Instructions to follow — Give an exact transcription of every line, dropping the images.

[Begin Data provided]

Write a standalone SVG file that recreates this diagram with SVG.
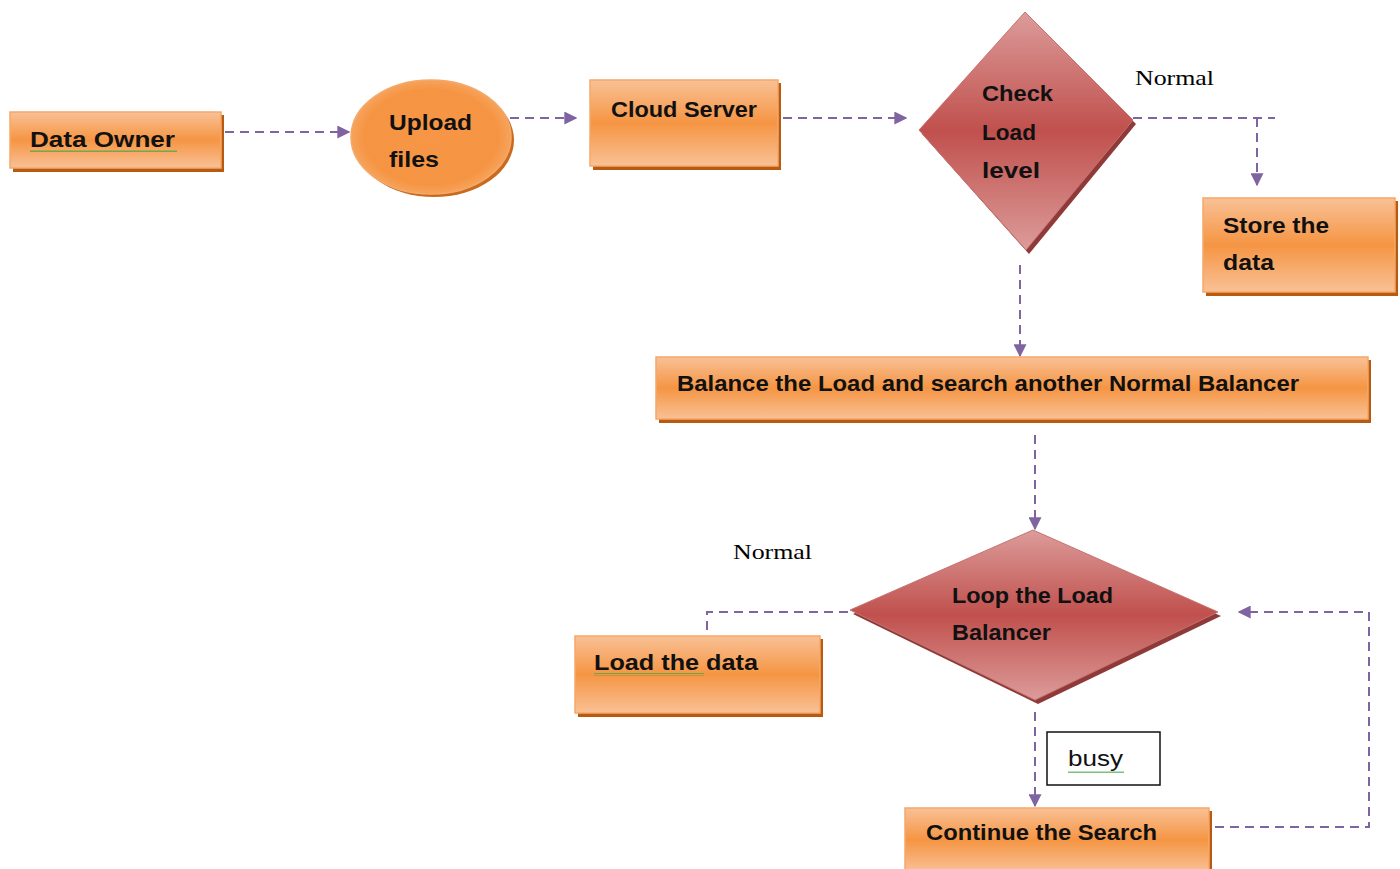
<svg xmlns="http://www.w3.org/2000/svg" width="1400" height="869" viewBox="0 0 1400 869">
<defs>
<linearGradient id="og" x1="0" y1="0" x2="0" y2="1">
<stop offset="0" stop-color="#f9c196"/>
<stop offset="0.5" stop-color="#f59543"/>
<stop offset="1" stop-color="#f9c196"/>
</linearGradient>
<radialGradient id="eg" cx="0.5" cy="0.5" r="0.6">
<stop offset="0" stop-color="#f79646"/>
<stop offset="0.7" stop-color="#f59543"/>
<stop offset="1" stop-color="#f8b47a"/>
</radialGradient>
<linearGradient id="rg" x1="0" y1="0" x2="0" y2="1">
<stop offset="0" stop-color="#dc9c9a"/>
<stop offset="0.5" stop-color="#c0504d"/>
<stop offset="1" stop-color="#dc9c9a"/>
</linearGradient>
<marker id="ah" viewBox="0 0 10 10" refX="9" refY="5" markerWidth="6.5" markerHeight="6.5" orient="auto" markerUnits="strokeWidth">
<path d="M0,0 L10,5 L0,10 z" fill="#8064a2"/>
</marker>
<pattern id="wave" width="4" height="3" patternUnits="userSpaceOnUse"><path d="M0,2 L1,0.5 L2,2 L3,0.5 L4,2" stroke="#3fa33f" stroke-width="0.8" fill="none"/></pattern>
</defs>
<style>
.box{fill:url(#og);stroke:#f5a86a;stroke-width:1.5}
.sh{fill:#b85a10}
.dia{fill:url(#rg);stroke:#c77270;stroke-width:1}
.dsh{fill:#8f3a38}
.t{font-family:"Liberation Sans","Open Sans",sans-serif;font-weight:bold;font-size:22px;fill:#111}
.n{font-family:"Liberation Serif","Times New Roman",serif;font-size:21px;fill:#000}
.c{fill:none;stroke:#8064a2;stroke-width:2;stroke-dasharray:9 6}
.sq{fill:url(#wave)}
</style>

<g id="connectors">
<line class="c" x1="225" y1="132" x2="349" y2="132" marker-end="url(#ah)"/>
<line class="c" x1="510" y1="118" x2="576" y2="118" marker-end="url(#ah)"/>
<line class="c" x1="783" y1="118" x2="906" y2="118" marker-end="url(#ah)"/>
<polyline class="c" points="1133,118 1275,118"/>
<line class="c" x1="1257" y1="118" x2="1257" y2="185" marker-end="url(#ah)"/>
<line class="c" x1="1020" y1="265" x2="1020" y2="356" marker-end="url(#ah)"/>
<line class="c" x1="1035" y1="435" x2="1035" y2="529" marker-end="url(#ah)"/>
<polyline class="c" points="848,612 707,612 707,636"/>
<line class="c" x1="1035" y1="712" x2="1035" y2="806" marker-end="url(#ah)"/>
<polyline class="c" points="1215,827 1369,827 1369,612 1239,612" marker-end="url(#ah)"/>
</g>

<g id="data-owner">
<rect class="sh" x="13" y="115" width="211" height="57"/>
<rect class="box" x="10" y="112" width="211" height="56"/>
<text class="t" x="30" y="147" textLength="145" lengthAdjust="spacingAndGlyphs">Data  Owner</text>
<rect class="sq" x="30" y="149" width="147" height="3"/>
</g>

<g id="upload-files">
<ellipse cx="434" cy="140" rx="80" ry="57" fill="#c96a1c"/>
<ellipse cx="431" cy="137" rx="80" ry="57" fill="url(#eg)" stroke="#f5a86a" stroke-width="1.5"/>
<text class="t" x="389" y="130" textLength="83" lengthAdjust="spacingAndGlyphs">Upload</text>
<text class="t" x="389" y="167" textLength="50" lengthAdjust="spacingAndGlyphs">files</text>
</g>

<g id="cloud-server">
<rect class="sh" x="593" y="83" width="188" height="87"/>
<rect class="box" x="590" y="80" width="188" height="86"/>
<text class="t" x="611" y="117" textLength="146" lengthAdjust="spacingAndGlyphs">Cloud Server</text>
</g>

<g id="check-load-level">
<polygon class="dsh" points="1028,16 1136,124 1029,254 922,134"/>
<polygon class="dia" points="1025,12 1133,120 1026,250 919,130"/>
<text class="t" x="982" y="101" textLength="71" lengthAdjust="spacingAndGlyphs">Check</text>
<text class="t" x="982" y="140" textLength="54" lengthAdjust="spacingAndGlyphs">Load</text>
<text class="t" x="982" y="178" textLength="58" lengthAdjust="spacingAndGlyphs">level</text>
</g>

<text class="n" x="1135" y="85" textLength="79" lengthAdjust="spacingAndGlyphs">Normal</text>

<g id="store-data">
<rect class="sh" x="1206" y="201" width="192" height="95"/>
<rect class="box" x="1203" y="198" width="192" height="94"/>
<text class="t" x="1223" y="233" textLength="106" lengthAdjust="spacingAndGlyphs">Store the</text>
<text class="t" x="1223" y="270" textLength="51" lengthAdjust="spacingAndGlyphs">data</text>
</g>

<g id="balance">
<rect class="sh" x="659" y="360" width="712" height="63"/>
<rect class="box" x="656" y="357" width="712" height="62"/>
<text class="t" x="677" y="391" textLength="622" lengthAdjust="spacingAndGlyphs">Balance the Load and search another Normal Balancer</text>
</g>

<g id="loop-balancer">
<polygon class="dsh" points="1036,534 1221,616 1038,704 853,614"/>
<polygon class="dia" points="1033,530 1218,612 1035,700 850,610"/>
<text class="t" x="952" y="603" textLength="161" lengthAdjust="spacingAndGlyphs">Loop the Load</text>
<text class="t" x="952" y="640" textLength="99" lengthAdjust="spacingAndGlyphs">Balancer</text>
</g>

<text class="n" x="733" y="559" textLength="79" lengthAdjust="spacingAndGlyphs">Normal</text>

<g id="load-data">
<rect class="sh" x="578" y="639" width="245" height="78"/>
<rect class="box" x="575" y="636" width="245" height="77"/>
<text class="t" x="594" y="670" textLength="164" lengthAdjust="spacingAndGlyphs">Load  the data</text>
<rect class="sq" x="594" y="673" width="110" height="3"/>
</g>

<g id="busy">
<rect x="1047" y="732" width="113" height="53" fill="#fff" stroke="#111" stroke-width="1.5"/>
<text font-family="Liberation Sans, sans-serif" font-size="22" fill="#111" x="1068" y="766" textLength="55" lengthAdjust="spacingAndGlyphs">busy</text>
<rect class="sq" x="1068" y="770" width="56" height="3"/>
</g>

<g id="continue-search">
<rect class="sh" x="908" y="811" width="304" height="62"/>
<rect class="box" x="905" y="808" width="304" height="64"/>
<text class="t" x="926" y="840" textLength="231" lengthAdjust="spacingAndGlyphs">Continue the Search</text>
</g>
</svg>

[End Data provided]

Exercise output —
Write a standalone SVG file that recreates this diagram with SVG.
<svg xmlns="http://www.w3.org/2000/svg" width="1400" height="869" viewBox="0 0 1400 869">
<defs>
<linearGradient id="og" x1="0" y1="0" x2="0" y2="1">
<stop offset="0" stop-color="#f9c196"/>
<stop offset="0.5" stop-color="#f59543"/>
<stop offset="1" stop-color="#f9c196"/>
</linearGradient>
<radialGradient id="eg" cx="0.5" cy="0.5" r="0.6">
<stop offset="0" stop-color="#f79646"/>
<stop offset="0.7" stop-color="#f59543"/>
<stop offset="1" stop-color="#f8b47a"/>
</radialGradient>
<linearGradient id="rg" x1="0" y1="0" x2="0" y2="1">
<stop offset="0" stop-color="#dc9c9a"/>
<stop offset="0.5" stop-color="#c0504d"/>
<stop offset="1" stop-color="#dc9c9a"/>
</linearGradient>
<marker id="ah" viewBox="0 0 10 10" refX="9" refY="5" markerWidth="6.5" markerHeight="6.5" orient="auto" markerUnits="strokeWidth">
<path d="M0,0 L10,5 L0,10 z" fill="#8064a2"/>
</marker>
<pattern id="wave" width="4" height="3" patternUnits="userSpaceOnUse"><path d="M0,2 L1,0.5 L2,2 L3,0.5 L4,2" stroke="#3fa33f" stroke-width="0.8" fill="none"/></pattern>
</defs>
<style>
.box{fill:url(#og);stroke:#f5a86a;stroke-width:1.5}
.sh{fill:#b85a10}
.dia{fill:url(#rg);stroke:#c77270;stroke-width:1}
.dsh{fill:#8f3a38}
.t{font-family:"Liberation Sans","Open Sans",sans-serif;font-weight:bold;font-size:22px;fill:#111}
.n{font-family:"Liberation Serif","Times New Roman",serif;font-size:21px;fill:#000}
.c{fill:none;stroke:#8064a2;stroke-width:2;stroke-dasharray:9 6}
.sq{fill:url(#wave)}
</style>

<g id="connectors">
<line class="c" x1="225" y1="132" x2="349" y2="132" marker-end="url(#ah)"/>
<line class="c" x1="510" y1="118" x2="576" y2="118" marker-end="url(#ah)"/>
<line class="c" x1="783" y1="118" x2="906" y2="118" marker-end="url(#ah)"/>
<polyline class="c" points="1133,118 1275,118"/>
<line class="c" x1="1257" y1="118" x2="1257" y2="185" marker-end="url(#ah)"/>
<line class="c" x1="1020" y1="265" x2="1020" y2="356" marker-end="url(#ah)"/>
<line class="c" x1="1035" y1="435" x2="1035" y2="529" marker-end="url(#ah)"/>
<polyline class="c" points="848,612 707,612 707,636"/>
<line class="c" x1="1035" y1="712" x2="1035" y2="806" marker-end="url(#ah)"/>
<polyline class="c" points="1215,827 1369,827 1369,612 1239,612" marker-end="url(#ah)"/>
</g>

<g id="data-owner">
<rect class="sh" x="13" y="115" width="211" height="57"/>
<rect class="box" x="10" y="112" width="211" height="56"/>
<text class="t" x="30" y="147" textLength="145" lengthAdjust="spacingAndGlyphs">Data  Owner</text>
<rect class="sq" x="30" y="149" width="147" height="3"/>
</g>

<g id="upload-files">
<ellipse cx="434" cy="140" rx="80" ry="57" fill="#c96a1c"/>
<ellipse cx="431" cy="137" rx="80" ry="57" fill="url(#eg)" stroke="#f5a86a" stroke-width="1.5"/>
<text class="t" x="389" y="130" textLength="83" lengthAdjust="spacingAndGlyphs">Upload</text>
<text class="t" x="389" y="167" textLength="50" lengthAdjust="spacingAndGlyphs">files</text>
</g>

<g id="cloud-server">
<rect class="sh" x="593" y="83" width="188" height="87"/>
<rect class="box" x="590" y="80" width="188" height="86"/>
<text class="t" x="611" y="117" textLength="146" lengthAdjust="spacingAndGlyphs">Cloud Server</text>
</g>

<g id="check-load-level">
<polygon class="dsh" points="1028,16 1136,124 1029,254 922,134"/>
<polygon class="dia" points="1025,12 1133,120 1026,250 919,130"/>
<text class="t" x="982" y="101" textLength="71" lengthAdjust="spacingAndGlyphs">Check</text>
<text class="t" x="982" y="140" textLength="54" lengthAdjust="spacingAndGlyphs">Load</text>
<text class="t" x="982" y="178" textLength="58" lengthAdjust="spacingAndGlyphs">level</text>
</g>

<text class="n" x="1135" y="85" textLength="79" lengthAdjust="spacingAndGlyphs">Normal</text>

<g id="store-data">
<rect class="sh" x="1206" y="201" width="192" height="95"/>
<rect class="box" x="1203" y="198" width="192" height="94"/>
<text class="t" x="1223" y="233" textLength="106" lengthAdjust="spacingAndGlyphs">Store the</text>
<text class="t" x="1223" y="270" textLength="51" lengthAdjust="spacingAndGlyphs">data</text>
</g>

<g id="balance">
<rect class="sh" x="659" y="360" width="712" height="63"/>
<rect class="box" x="656" y="357" width="712" height="62"/>
<text class="t" x="677" y="391" textLength="622" lengthAdjust="spacingAndGlyphs">Balance the Load and search another Normal Balancer</text>
</g>

<g id="loop-balancer">
<polygon class="dsh" points="1036,534 1221,616 1038,704 853,614"/>
<polygon class="dia" points="1033,530 1218,612 1035,700 850,610"/>
<text class="t" x="952" y="603" textLength="161" lengthAdjust="spacingAndGlyphs">Loop the Load</text>
<text class="t" x="952" y="640" textLength="99" lengthAdjust="spacingAndGlyphs">Balancer</text>
</g>

<text class="n" x="733" y="559" textLength="79" lengthAdjust="spacingAndGlyphs">Normal</text>

<g id="load-data">
<rect class="sh" x="578" y="639" width="245" height="78"/>
<rect class="box" x="575" y="636" width="245" height="77"/>
<text class="t" x="594" y="670" textLength="164" lengthAdjust="spacingAndGlyphs">Load  the data</text>
<rect class="sq" x="594" y="673" width="110" height="3"/>
</g>

<g id="busy">
<rect x="1047" y="732" width="113" height="53" fill="#fff" stroke="#111" stroke-width="1.5"/>
<text font-family="Liberation Sans, sans-serif" font-size="22" fill="#111" x="1068" y="766" textLength="55" lengthAdjust="spacingAndGlyphs">busy</text>
<rect class="sq" x="1068" y="770" width="56" height="3"/>
</g>

<g id="continue-search">
<rect class="sh" x="908" y="811" width="304" height="62"/>
<rect class="box" x="905" y="808" width="304" height="64"/>
<text class="t" x="926" y="840" textLength="231" lengthAdjust="spacingAndGlyphs">Continue the Search</text>
</g>
</svg>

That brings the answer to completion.